→ WHAT YOU SHOULD DO: Return the listing below unchanged, minus its pictures.

→ DATA SEGMENT:
━━━━━━━━━━━━━━━━

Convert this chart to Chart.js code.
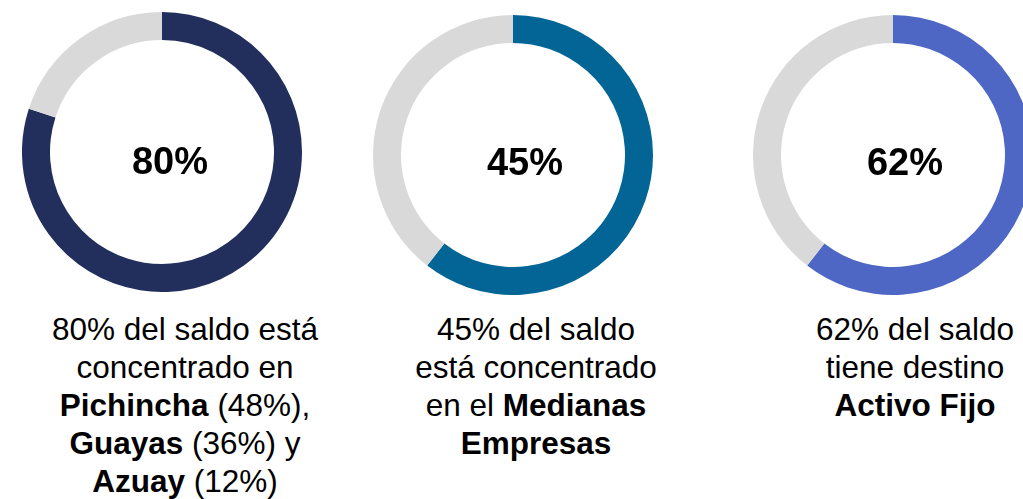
<!DOCTYPE html>
<html>
<head>
<meta charset="utf-8">
<script src="https://cdn.jsdelivr.net/npm/chart.js@4"></script>
<style>
  html, body { margin: 0; padding: 0; background: #fff; overflow: hidden; }
  body { width: 1023px; height: 499px; position: relative; font-family: "Liberation Sans", Arial, sans-serif; }
  .ring { position: absolute; }
  .note {
    position: absolute; width: 320px; text-align: center;
    font-size: 31.5px; line-height: 38px; color: #000;
    font-family: "Liberation Sans", Arial, sans-serif;
  }
  .note b { font-weight: bold; }
</style>
</head>
<body>
<canvas id="ring1" class="ring" width="280" height="280" style="left:22px;top:12px"></canvas>
<canvas id="ring2" class="ring" width="280" height="280" style="left:373px;top:15px"></canvas>
<canvas id="ring3" class="ring" width="280" height="280" style="left:753px;top:15px"></canvas>

<div class="note" style="left:25px;top:310px">80% del saldo está<br>concentrado en<br><b>Pichincha</b> (48%),<br><b>Guayas</b> (36%) y<br><b>Azuay</b> (12%)</div>
<div class="note" style="left:376px;top:310px">45% del saldo<br>está concentrado<br>en el <b>Medianas</b><br><b>Empresas</b></div>
<div class="note" style="left:755px;top:310px">62% del saldo<br>tiene destino<br><b>Activo Fijo</b></div>

<script>
// values (share shown vs. rest)
const labels = ['Saldo', 'Resto'];
const ring1Values = [80, 20];
const ring2Values = [60.5, 39.5];
const ring3Values = [60.5, 39.5];
const centerTexts = ['80%', '45%', '62%'];
const ringColors = ['#222E5C', '#026595', '#4F67C4'];
const restColor = '#D9D9D9';

// draws the big percentage in the middle of each ring
const centerLabel = {
    id: 'centerLabel',
    afterDraw(chart, args, opts) {
        const ctx = chart.ctx;
        const meta = chart.getDatasetMeta(0).data[0];
        ctx.save();
        ctx.font = 'bold 38px "Liberation Sans", Arial, sans-serif';
        ctx.fillStyle = '#000';
        ctx.textAlign = 'center';
        ctx.textBaseline = 'alphabetic';
        ctx.fillText(opts.text, meta.x + opts.dx, meta.y + opts.dy);
        ctx.restore();
    }
};

function drawRing(id, values, color, text, dx, dy) {
    new Chart(document.getElementById(id), {
        type: 'doughnut',
        data: {
            labels: labels,
            datasets: [{
                data: values,
                backgroundColor: [color, restColor],
                borderWidth: 0
            }]
        },
        options: {
            responsive: false,
            animation: false,
            cutout: '80%',
            layout: { padding: 0 },
            plugins: {
                legend: { display: false },
                tooltip: { enabled: false },
                centerLabel: { text: text, dx: dx, dy: dy }
            }
        },
        plugins: [centerLabel]
    });
}

drawRing('ring1', ring1Values, ringColors[0], centerTexts[0], 8, 22);
drawRing('ring2', ring2Values, ringColors[1], centerTexts[1], 12, 20);
drawRing('ring3', ring3Values, ringColors[2], centerTexts[2], 12, 20);
</script>
</body>
</html>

━━━━━━━━━━━━━━━━

→ CORRECT RESULT:
Convert this chart to Chart.js code.
<!DOCTYPE html>
<html>
<head>
<meta charset="utf-8">
<script src="https://cdn.jsdelivr.net/npm/chart.js@4"></script>
<style>
  html, body { margin: 0; padding: 0; background: #fff; overflow: hidden; }
  body { width: 1023px; height: 499px; position: relative; font-family: "Liberation Sans", Arial, sans-serif; }
  .ring { position: absolute; }
  .note {
    position: absolute; width: 320px; text-align: center;
    font-size: 31.5px; line-height: 38px; color: #000;
    font-family: "Liberation Sans", Arial, sans-serif;
  }
  .note b { font-weight: bold; }
</style>
</head>
<body>
<canvas id="ring1" class="ring" width="280" height="280" style="left:22px;top:12px"></canvas>
<canvas id="ring2" class="ring" width="280" height="280" style="left:373px;top:15px"></canvas>
<canvas id="ring3" class="ring" width="280" height="280" style="left:753px;top:15px"></canvas>

<div class="note" style="left:25px;top:310px">80% del saldo está<br>concentrado en<br><b>Pichincha</b> (48%),<br><b>Guayas</b> (36%) y<br><b>Azuay</b> (12%)</div>
<div class="note" style="left:376px;top:310px">45% del saldo<br>está concentrado<br>en el <b>Medianas</b><br><b>Empresas</b></div>
<div class="note" style="left:755px;top:310px">62% del saldo<br>tiene destino<br><b>Activo Fijo</b></div>

<script>
// values (share shown vs. rest)
const labels = ['Saldo', 'Resto'];
const ring1Values = [80, 20];
const ring2Values = [60.5, 39.5];
const ring3Values = [60.5, 39.5];
const centerTexts = ['80%', '45%', '62%'];
const ringColors = ['#222E5C', '#026595', '#4F67C4'];
const restColor = '#D9D9D9';

// draws the big percentage in the middle of each ring
const centerLabel = {
    id: 'centerLabel',
    afterDraw(chart, args, opts) {
        const ctx = chart.ctx;
        const meta = chart.getDatasetMeta(0).data[0];
        ctx.save();
        ctx.font = 'bold 38px "Liberation Sans", Arial, sans-serif';
        ctx.fillStyle = '#000';
        ctx.textAlign = 'center';
        ctx.textBaseline = 'alphabetic';
        ctx.fillText(opts.text, meta.x + opts.dx, meta.y + opts.dy);
        ctx.restore();
    }
};

function drawRing(id, values, color, text, dx, dy) {
    new Chart(document.getElementById(id), {
        type: 'doughnut',
        data: {
            labels: labels,
            datasets: [{
                data: values,
                backgroundColor: [color, restColor],
                borderWidth: 0
            }]
        },
        options: {
            responsive: false,
            animation: false,
            cutout: '80%',
            layout: { padding: 0 },
            plugins: {
                legend: { display: false },
                tooltip: { enabled: false },
                centerLabel: { text: text, dx: dx, dy: dy }
            }
        },
        plugins: [centerLabel]
    });
}

drawRing('ring1', ring1Values, ringColors[0], centerTexts[0], 8, 22);
drawRing('ring2', ring2Values, ringColors[1], centerTexts[1], 12, 20);
drawRing('ring3', ring3Values, ringColors[2], centerTexts[2], 12, 20);
</script>
</body>
</html>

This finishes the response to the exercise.